There may also be institutional and social manifestations of integration--particularly convergence of the regulatory and legislative structures governing commercial activity, of key components of social policy, of consumer "tastes," and even of language and culture. However, these are more likely to be outcomes of integration, not constituent elements. And, as I will argue, such manifestations tend to be very limited.

Some facts about Globalization

Deja Vu All Over Again

Apart from the term itself, which has emerged only in the last 20 years or so, (1) the patterns it described were initially observed in the latter half of the 19th century. They were reversed during the inter-war period in the 20th century, and then have re-emerged over the last 60 years.

In fact, when measured by the intensity of trade, investment, and labour flows, globalization was arguably more extensive before 1914 than after 1945. In the latter half of the 19th century, international trade grew by a factor of 25, while in the post-war period, global trade has grown by a factor of 21. Exports as a share of global GDP were higher in 1900 than in 2000. International capital flows relative to GDP were greater in the 1870-1914 period (averaging 3.3 percent) than at any period since then. Even with the rapid increase of capital movements over the last quarter century, capital flows relative to GDP averaged 2.2 percent in the 1990s.

Perhaps the most dramatic manifestation of earlier globalization is labour migration of the 19th century. In the absence of impediments to cross-border movements, over 60 million people emigrated from Europe to the Americas in the 1870-1913 period. The outflow amounted to 21 percent of Europe's population in 1870. Seen from the perspective of the New World, immigration contributed 40 percent of total labour force growth over that period.

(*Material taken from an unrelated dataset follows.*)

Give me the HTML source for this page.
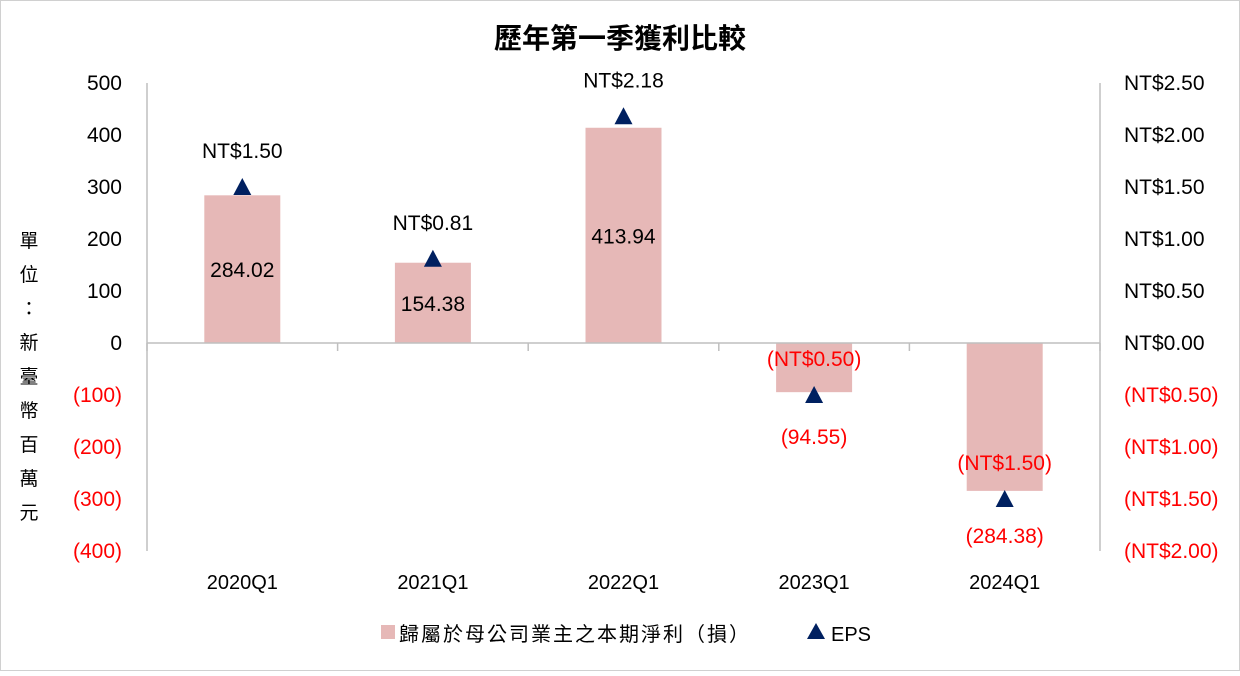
<!DOCTYPE html>
<html><head><meta charset="utf-8"><style>
body{margin:0;background:#fff;}
svg text{font-family:"Liberation Sans","Noto Sans CJK TC",sans-serif;}
</style></head><body>
<svg id="chart" width="1240" height="671" xmlns="http://www.w3.org/2000/svg">
<rect x="0.5" y="0.5" width="1239" height="670" fill="#fff" stroke="#d0d0d0"/>
<text x="620" y="48" text-anchor="middle" font-size="28" font-weight="bold" fill="#000">歷年第一季獲利比較</text>
<g id="yunit"></g>
<g id="plot"></g>
<g>
<rect x="381" y="625" width="14" height="14" fill="#e6b8b7"/>
<text x="399" y="641" font-size="20" letter-spacing="2" fill="#000">歸屬於母公司業主之本期淨利（損）</text>
<polygon points="816,623 807,639 825,639" fill="#002060"/>
<text x="831" y="641" font-size="20" fill="#000">EPS</text>
</g>
</svg>
<script>
const categories=["2020Q1","2021Q1","2022Q1","2023Q1","2024Q1"];
const profit=[284.02,154.38,413.94,-94.55,-284.38];
const eps=[1.50,0.81,2.18,-0.50,-1.50];
const leftTicks=[500,400,300,200,100,0,-100,-200,-300,-400];
const rightTicks=[2.5,2.0,1.5,1.0,0.5,0,-0.5,-1.0,-1.5,-2.0];
const NS="http://www.w3.org/2000/svg";
const X0=147,X1=1100,band=(X1-X0)/categories.length;
const yL=v=>343-v*0.52;
const yR=v=>343-v*104;
const xC=i=>X0+band*(i+0.5);
const plot=document.getElementById('plot');
function mk(tag,attrs,text){const e=document.createElementNS(NS,tag);for(const k in attrs)e.setAttribute(k,attrs[k]);if(text!==undefined)e.textContent=text;plot.appendChild(e);return e;}
const fmtN=v=>v<0?"("+Math.abs(v).toFixed(2)+")":v.toFixed(2);
const fmtE=v=>v<0?"(NT$"+Math.abs(v).toFixed(2)+")":"NT$"+v.toFixed(2);
const fmtT=v=>v<0?"("+Math.abs(v)+")":String(v);
let e=mk('line',{x1:X0,y1:83,x2:X0,y2:551,stroke:'#bfbfbf','stroke-width':1.5});

e=mk('line',{x1:X1,y1:83,x2:X1,y2:551,stroke:'#bfbfbf','stroke-width':1.5});

leftTicks.forEach(t=>{const el=mk('text',{x:122,y:yL(t)+7,'text-anchor':'end','font-size':21,fill:t<0?'#ff0000':'#000'},fmtT(t));
});
rightTicks.forEach(t=>{const el=mk('text',{x:1124,y:yR(t)+7,'font-size':21,fill:t<0?'#ff0000':'#000'},fmtE(t));
});
categories.forEach((c,i)=>{
 const x=xC(i),v=profit[i],y=yL(v),bw=76;
 const b=mk('rect',{x:x-bw/2,y:Math.min(y,yL(0)),width:bw,height:Math.abs(y-yL(0)),fill:'#e6b8b7'});
 
 const cl=mk('text',{x:x,y:589,'text-anchor':'middle','font-size':20,fill:'#000'},c);
 
 const ly=v>=0?(yL(v)+yL(0))/2+8:y+52;
 const vl=mk('text',{x:x,y:ly,'text-anchor':'middle','font-size':21,fill:v<0?'#ff0000':'#000'},fmtN(v));
 
});
e=mk('line',{x1:X0,y1:343,x2:X1,y2:343,stroke:'#bfbfbf','stroke-width':1.5});

for(let i=0;i<=categories.length;i++){const t=mk('line',{x1:X0+band*i,y1:343,x2:X0+band*i,y2:351,stroke:'#bfbfbf','stroke-width':1.5});
}
eps.forEach((v,i)=>{
 const x=xC(i),y=yR(v);
 const p=mk('polygon',{points:`${x},${y-9} ${x-9},${y+8} ${x+9},${y+8}`,fill:'#002060'});
 
 const l=mk('text',{x:x,y:y-29,'text-anchor':'middle','font-size':21,fill:v<0?'#ff0000':'#000'},fmtE(v));
 
});
const unit="單位：新臺幣百萬元".split("");
const yu=document.getElementById('yunit');
unit.forEach((ch,i)=>{const t=document.createElementNS(NS,'text');t.setAttribute('x',29);t.setAttribute('y',247+i*34);t.setAttribute('text-anchor','middle');t.setAttribute('font-size',19);t.textContent=ch;


yu.appendChild(t);});
</script>
</body></html>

Some have argued that, while the conventional indicators of globalization may suggest the current level of economic integration is not new, the pace is unprecedented. For example, Bosworth and Gordon (2001) contend that "driven by the technological advances .... and by policies and ideas.... global linkages ... far exceed those of earlier eras in degree, intensity, speed, volume and geographical reach" (pp. 2-3). However, in the nineteenth century, the invention and application of steam power, the use of metal in shipbuilding and railway construction, and the beginnings of mass production were transforming technological advances. The first two generated a sharp decline in transportation costs and helped spark a boom in international trade. The latter was a key source of rising productivity and living standards. They were every bit as profound in their impact on the economy of the 19th century as contemporary advances have been in the last 50 years. In addition, the telegraph and, later, the telephone radically changed communications within and between countries. As Watson (1998) has pointed out, the cost of cable communications was, within several years, only one percent of what it had been in 1851--"a decline in price that rivals the late-twentieth century decline in the price of computation" (p. 261).

What clearly is different about contemporary globalization is its geographic reach. Early in the 20th century, Western Europe and North America dominated trade and investment. Today, Asia has risen to prominence in the global economy. The decolonization in the immediate post-war period and the more recent (de facto) decolonization of the former Soviet Bloc countries have added a large number of independent countries to the global economy While they have added more instability to global financial markets, they have also contributed significantly to world growth and trade. While the financial crises of the past 30 years have been precipitated, in the main, in emerging market economies, it is also the case that the fastest economic growth and hence, contribution to world trade, has been in emerging market economies.